Read the JSON of tokens that Terraform minted for our three personas, so Spark can delegate fine‑grained credentials per table.

In [None]:
import json, pathlib, pprint

TOKENS = json.loads(pathlib.Path('/home/jovyan/work/tokens.json').read_text())
ENG_TOKEN     = TOKENS['engineer']
COMP_TOKEN    = TOKENS['compliance']
ANALYST_TOKEN = TOKENS['analyst']

print('Tokens loaded for personas:')
pprint.pprint(TOKENS, width=40)

<a id="sessions-setup"></a>
## 2️⃣ Spark Sessions Setup

Create a SparkSession for **Engineer** using their token. Then **clone** it for **Compliance** and **Analyst**, swapping in each persona’s token to enforce table‑level RBAC under the hood.

In [None]:
from pyspark.sql import SparkSession

# Base session (Engineer)
engineer = (
    SparkSession.builder
      .appName('polaris-engineer')
      .config('spark.jars.packages', \
          'org.apache.iceberg:iceberg-spark-runtime-3.5_2.12:1.7.1,org.apache.hadoop:hadoop-aws:3.4.0')
      .config('spark.sql.extensions', 'org.apache.iceberg.spark.extensions.IcebergSparkSessionExtensions')
      .config('spark.sql.catalog.polaris', 'org.apache.iceberg.spark.SparkCatalog')
      .config('spark.sql.catalog.polaris.type', 'rest')
      .config('spark.sql.catalog.polaris.uri', 'http://polaris:8181/api/catalog')
      .config('spark.sql.catalog.polaris.warehouse', 'prod')
      .config('spark.sql.catalog.polaris.header.X-Iceberg-Access-Delegation', 'vended-credentials')
      .config('spark.sql.catalog.polaris.token', ENG_TOKEN)
      .config('spark.sql.defaultCatalog', 'polaris')
      .getOrCreate()
)
print('✅ Session: Engineer →', ENG_TOKEN[:8] + '...')

# Clone for Compliance
compliance = engineer.newSession()
compliance.conf.set('spark.sql.catalog.polaris.token', COMP_TOKEN)
print('✅ Session: Compliance →', COMP_TOKEN[:8] + '...')

# Clone for Analyst
analyst = engineer.newSession()
analyst.conf.set('spark.sql.catalog.polaris.token', ANALYST_TOKEN)
print('✅ Session: Analyst →', ANALYST_TOKEN[:8] + '...')

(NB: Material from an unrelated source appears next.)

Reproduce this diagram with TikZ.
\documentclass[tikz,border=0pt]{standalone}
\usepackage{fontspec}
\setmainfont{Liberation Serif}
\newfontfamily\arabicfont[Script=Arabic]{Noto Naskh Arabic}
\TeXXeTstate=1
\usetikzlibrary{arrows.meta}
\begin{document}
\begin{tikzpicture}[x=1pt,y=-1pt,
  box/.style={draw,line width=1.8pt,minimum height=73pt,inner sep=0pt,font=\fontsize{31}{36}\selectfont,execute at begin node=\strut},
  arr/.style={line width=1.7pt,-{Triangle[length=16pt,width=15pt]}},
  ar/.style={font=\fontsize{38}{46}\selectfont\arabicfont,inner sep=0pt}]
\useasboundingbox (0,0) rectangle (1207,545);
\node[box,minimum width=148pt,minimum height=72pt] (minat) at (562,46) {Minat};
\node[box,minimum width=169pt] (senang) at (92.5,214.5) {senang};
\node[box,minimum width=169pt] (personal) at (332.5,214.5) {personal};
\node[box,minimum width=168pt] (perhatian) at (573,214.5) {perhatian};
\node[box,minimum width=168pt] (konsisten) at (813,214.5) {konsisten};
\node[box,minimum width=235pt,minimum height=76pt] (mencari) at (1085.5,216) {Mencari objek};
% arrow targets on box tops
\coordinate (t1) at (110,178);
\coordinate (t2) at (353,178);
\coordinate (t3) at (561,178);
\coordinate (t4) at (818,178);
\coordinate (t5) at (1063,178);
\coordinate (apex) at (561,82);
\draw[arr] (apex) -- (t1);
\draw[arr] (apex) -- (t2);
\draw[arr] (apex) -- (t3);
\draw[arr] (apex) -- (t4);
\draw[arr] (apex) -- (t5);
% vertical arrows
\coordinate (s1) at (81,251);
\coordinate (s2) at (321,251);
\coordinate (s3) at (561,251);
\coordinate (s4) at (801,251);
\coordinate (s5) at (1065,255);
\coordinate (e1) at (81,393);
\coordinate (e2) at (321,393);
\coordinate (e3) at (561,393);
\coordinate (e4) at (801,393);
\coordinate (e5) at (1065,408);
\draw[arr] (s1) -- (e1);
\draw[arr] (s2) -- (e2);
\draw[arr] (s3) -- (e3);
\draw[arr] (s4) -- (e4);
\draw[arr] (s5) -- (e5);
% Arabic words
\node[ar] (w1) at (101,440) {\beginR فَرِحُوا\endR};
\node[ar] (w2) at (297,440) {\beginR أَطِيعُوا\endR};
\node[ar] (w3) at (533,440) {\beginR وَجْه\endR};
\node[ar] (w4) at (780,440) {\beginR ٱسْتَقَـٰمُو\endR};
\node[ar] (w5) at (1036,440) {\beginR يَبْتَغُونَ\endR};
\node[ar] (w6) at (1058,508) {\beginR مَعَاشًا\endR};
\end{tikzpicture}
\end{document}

<a id="engineer-ingest"></a>
## 3️⃣ Engineer: Ingest Raw Data

The **Engineer** lands last night’s `products_raw_200.csv` drop into our Iceberg RAW table `products_raw`. No filtering or masking yet—this is a faithful mirror of the source CSV.

In [None]:
raw_df = (
    engineer.read
      .option('header', True)
      .option('inferSchema', True)
      .csv('/home/jovyan/work/products_raw_200.csv')
)
raw_df.writeTo('polaris.prod_ns.products_raw').append()
print('✅ Raw data appended to products_raw')

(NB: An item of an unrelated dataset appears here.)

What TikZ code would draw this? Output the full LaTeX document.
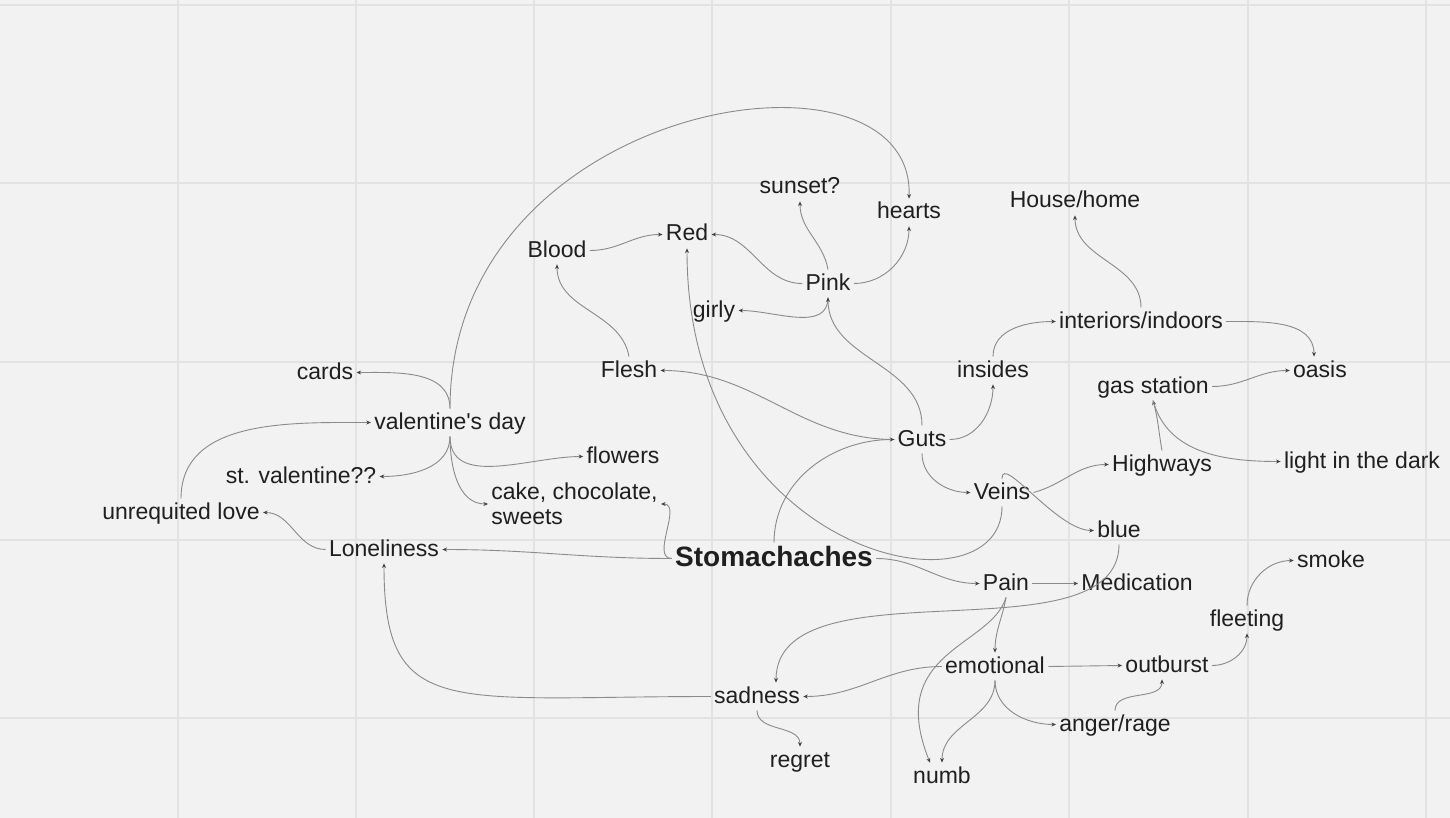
\documentclass[tikz,border=0pt]{standalone}
\usepackage{fontspec}
\setmainfont{Liberation Sans}
\usetikzlibrary{arrows.meta}

\definecolor{paper}{HTML}{F2F2F2}
\definecolor{gridline}{HTML}{E2E2E2}
\definecolor{ink}{HTML}{1F1F1F}
\definecolor{wire}{HTML}{8A8A8A}

\tikzset{
  word/.style={font=\fontsize{11.5}{12.5}\selectfont, text=ink, inner sep=1.5pt},
  term/.style={word, anchor=base, text height=8.5pt, text depth=2pt},
  link/.style={draw=wire, line width=0.45pt, -{Stealth[length=2.3pt,width=2pt,color=ink!85]}},
}

\begin{document}
\begin{tikzpicture}[x=0.5pt,y=0.5pt]
        % canvas and grid
        \fill[paper] (0,0) rectangle (1450,-818);
        \useasboundingbox (0,0) rectangle (1450,-818);
        \foreach \gx in {178,356,534,712,891,1069,1248,1426}
            \draw[gridline, line width=1pt] (\gx,0) -- (\gx,-818);
        \foreach \gy in {5,183,362,540,718}
            \draw[gridline, line width=1pt] (0,-\gy) -- (1450,-\gy);

        \node[term] (sunset) at (800,-194) {sunset?};
        \node[term] (hearts) at (909,-219) {hearts};
        \node[term] (house) at (1075,-208) {House/home};
        \node[term] (blood) at (557,-257) {Blood};
        \node[term] (red) at (687,-241) {Red};
        \node[term] (pink) at (828,-290) {Pink};
        \node[term] (girly) at (714,-317) {girly};
        \node[term] (interiors) at (1141,-328) {interiors/indoors};

        \node[term] (cards) at (325,-379) {cards};
        \node[term] (flesh) at (629,-377) {Flesh};
        \node[term] (insides) at (993,-377) {insides};
        \node[term] (gas) at (1153,-393) {gas station};
        \node[term] (oasis) at (1320,-377) {oasis};
        \node[term] (valday) at (450,-429) {valentine\textquotesingle s day};
        \node[term] (guts) at (922,-446) {Guts};
        \node[term] (flowers) at (623,-463) {flowers};
        \node[term] (stval) at (301,-483) {st. valentine??};
        \node[term] (highways) at (1162,-471) {Highways};
        \node[term] (light) at (1362,-468) {light in the dark};
        \node[word, align=left, anchor=west] (cake) at (488,-504) {cake, chocolate,\\sweets};
        \node[term] (veins) at (1002,-499) {Veins};
        \node[term] (unreq) at (181,-519) {unrequited love};
        \node[term] (blue) at (1119,-537) {blue};

        \node[term] (lonely) at (384,-556) {Loneliness};
        \node[term, font=\fontsize{14}{16}\selectfont\bfseries, text height=10pt, text depth=2.5pt] (stomach) at (774,-566) {Stomachaches};
        \node[term] (smoke) at (1331,-567) {smoke};
        \node[term] (pain) at (1006,-590) {Pain};
        \node[term] (meds) at (1137,-590) {Medication};
        \node[term] (fleeting) at (1247,-626) {fleeting};
        \node[term] (emotional) at (995,-673) {emotional};
        \node[term] (outburst) at (1167,-672) {outburst};
        \node[term] (sadness) at (757,-703) {sadness};
        \node[term] (anger) at (1115,-731) {anger/rage};
        \node[term] (regret) at (800,-767) {regret};
        \node[term] (numb) at (942,-783) {numb};

        % colours
        \draw[link] (blood.east) to[out=0,in=180] (red.west);
        \draw[link] (pink.west) to[out=180,in=0] (red.east);
        \draw[link] (pink.north) to[out=100,in=-90] (sunset.south);
        \draw[link] (pink.east) to[out=0,in=-90] (hearts.south);
        \draw[link] (pink.south) to[out=-90,in=0] (girly.east);
        \draw[link] (guts.north) to[out=90,in=-90] (pink.south);
        \draw[link] (flesh.north) to[out=100,in=-90] (blood.south);
        \draw[link] (guts.west) to[out=180,in=0] (flesh.east);
        \draw[link] (veins.south) .. controls +(0,-113) and +(0,-312) .. (red.south);

        % valentine's day
        \draw[link] (valday.north) .. controls +(0,310) and +(6,170) .. (hearts.north);
        \draw[link] (valday.north) to[out=90,in=0] (cards.east);
        \draw[link] (unreq.north) to[out=90,in=180] (valday.west);
        \draw[link] (valday.south) to[out=-90,in=0] (stval.east);
        \draw[link] (valday.south) to[out=-90,in=180] (flowers.west);
        \draw[link] (valday.south) to[out=-90,in=180] (cake.west);
        \draw[link] (lonely.west) to[out=180,in=0] (unreq.east);
        \draw[link] (stomach.west) to[out=180,in=0] (lonely.east);
        \draw[link] (stomach.west) to[out=180,in=0] (cake.east);

        % insides
        \draw[link] (stomach.north) to[out=90,in=180] (guts.west);
        \draw[link] (guts.east) to[out=0,in=-90] (insides.south);
        \draw[link] (insides.north) to[out=90,in=180] (interiors.west);
        \draw[link] (interiors.north) to[out=90,in=-90] (house.south);
        \draw[link] (interiors.east) to[out=0,in=90] ([xshift=-3pt]oasis.north);
        \draw[link] (gas.east) to[out=0,in=180] (oasis.west);
        \draw[link] (highways.north) to[out=100,in=-75] (gas.south);
        \draw[link] (gas.south) to[out=-75,in=180] (light.west);
        \draw[link] (guts.south) to[out=-90,in=180] (veins.west);
        \draw[link] (veins.east) to[out=15,in=180] (highways.west);
        \draw[link] (veins.north) .. controls +(0,25) and +(-37,0) .. (blue.west);
        \draw[link] (blue.south) .. controls +(0,-117) and +(0,123) .. ([xshift=9.5pt]sadness.north);

        % pain
        \draw[link] (stomach.east) to[out=0,in=180] (pain.west);
        \draw[link] (pain.east) -- (meds.west);
        \draw[link] (pain.south) to[out=-100,in=90] (emotional.north);
        \draw[link] (pain.south) .. controls +(-15,-50) and +(-45,112) .. ([xshift=-6pt]numb.north);
        \draw[link] (emotional.south) to[out=-90,in=90] (numb.north);
        \draw[link] (emotional.west) to[out=180,in=0] (sadness.east);
        \draw[link] (emotional.east) -- (outburst.west);
        \draw[link] (emotional.south) to[out=-90,in=180] (anger.west);
        \draw[link] (anger.north) to[out=90,in=-90] ([xshift=-2.5pt]outburst.south);
        \draw[link] (outburst.east) to[out=0,in=-90] (fleeting.south);
        \draw[link] (fleeting.north) to[out=90,in=180] (smoke.west);
        \draw[link] (sadness.south) to[out=-90,in=90] (regret.north);
        \draw[link] (sadness.west) .. controls +(-262,0) and +(0,-157) .. (lonely.south);

    \end{tikzpicture}
\end{document}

<a id="engineer-verify-raw"></a>
### 4️⃣ Engineer: Verify RAW Table

Quickly peek at the raw table to confirm ingestion. We should see the original `email` column with PII here.

In [None]:
import pandas as pd
from IPython.display import display

# Preview first 5 rows of RAW
raw_preview = engineer.sql(
    'SELECT * FROM polaris.prod_ns.products_raw LIMIT 5'
).toPandas()
print('Preview of products_raw:')
display(raw_preview)

<a id="compliance-curate"></a>
## 5️⃣ Compliance: Curate & Protect GOLD

Now the **Compliance** persona reads from `products_raw`, **hashes** the `email` column to remove PII, **computes** `total = price * quantity`, and **overwrites** the GOLD table `products_gold`. We specify Parquet by default in the catalog properties, so the data lands in compressed, columnar format.

In [None]:
from pyspark.sql.functions import col, sha2, lit

gold_df = (
    compliance.read
      .table('polaris.prod_ns.products_raw')
      .withColumn('total',      col('price') * col('quantity'))
      .withColumn('email_hash', sha2(col('email'), 256))
      .select(
         'product_id',
         'product_name',
         'category',
         'total',
         'email_hash',
         'timestamp'
      )
)

# overwrite(lit(True)) replaces all rows in GOLD
gold_df.writeTo('polaris.prod_ns.products_gold')  \
      .overwrite(lit(True))

print('✅ Curated & protected data into products_gold')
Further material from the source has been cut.